One of the best blogs around at the moment is
Dizzy Thinks, which today features
this little tale about the announcement of some Government funding for the nine English regions "to tackle local congestion and inform the debate on a national road pricing scheme."
As Dizzy rightly points out, the sum of money in question - £7.5m - actually only works out at around £800,000 per region, a figure which "wouldn't pay for much more than the hot air consultancy fees" and which compares with the £200m cost of introducing congestion charging in London.
"However, the real killer comes in the second paragraph of the press release. It says the "money comes from the second round of an £18 million fund, set up in July 2005". So errr. hang on second... it's not a further £7.5 million at all, it's the same money from a lump sum already agreed and announced."
A story of little consequence in itself, then, but one which illustrates a wider truth about the Blair Government and its use of the technique of "repeat messaging."
This was an idea originally developed by New Labour in opposition which they have carried with them all the way though government. It works on the Orwellian premise that if you repeat something often enough, the people will have no alternative but to believe it.
Thus the life-cycle of a typical Government announcement would look something like this:
1. A forthcoming Government initiative is leaked to a friendly newspaper. The story is neither officially denied nor confirmed, but by giving someone an exclusive, it guarantees big headlines for the story in at least one newspaper and guaranteed follow-ups in all the rest.
2. A few weeks later, the story is confirmed in a ministerial press release, which receives little coverage other than perhaps a few pars in the Guardian's Society supplement.
3. Gordon Brown reannounces it in the Budget. Close analysis of Gordon's Budget speeches show that most of the contents, especially those relating to spending announcements rather than taxation, have already been announced.
4. The relevant Government department then produces its own separate release setting out further details of the Budget "announcement," followed by
5. Nine separate regional press releases setting out what the Budget "announcement" will mean for each region, which are usually identical apart from the insertion of the words North-East/North-West/East Midlands etc.
6. The money finally comes on stream, enabling the relevant department to announce it yet again.
7. Regional ministerial visits are organised around the announcement, showing how it is being spent in a particular region with acompanying photo-ops. Theoretically, there could be as many as nine of these.

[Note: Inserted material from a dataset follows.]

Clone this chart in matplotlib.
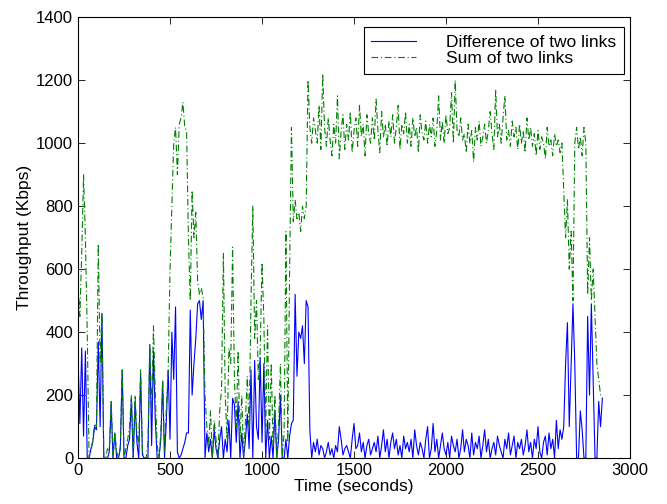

8. The second round of funding comes on stream, as in Dizzy's example above, potentially kicking off the whole process again.
Of course, like much else about New Labour's news management techniques, the whole policy of repeat messaging has backfired spectacularly. The one question journalists always ask about these kind of announcements is: "Is it new money?"
When, nine times out of 10, the answer to that question turns out to be no, it becomes very easy to conclude that nothing the Government announces is funded from new money, with the result that even genuinely new announcements are then routinely ignored.
I think the record for Government reannouncements is held by the launch of the Regional Venture Capital Fund, which began life in the Department of Environment, Transport and Regions, and was then transferred after the 2001 election to the DTI which decided to reannounce it all over again.
Even though it was an initiative designed to help poorer regions like the North-East, I must confess that, after the first five times, I simply gave up on it.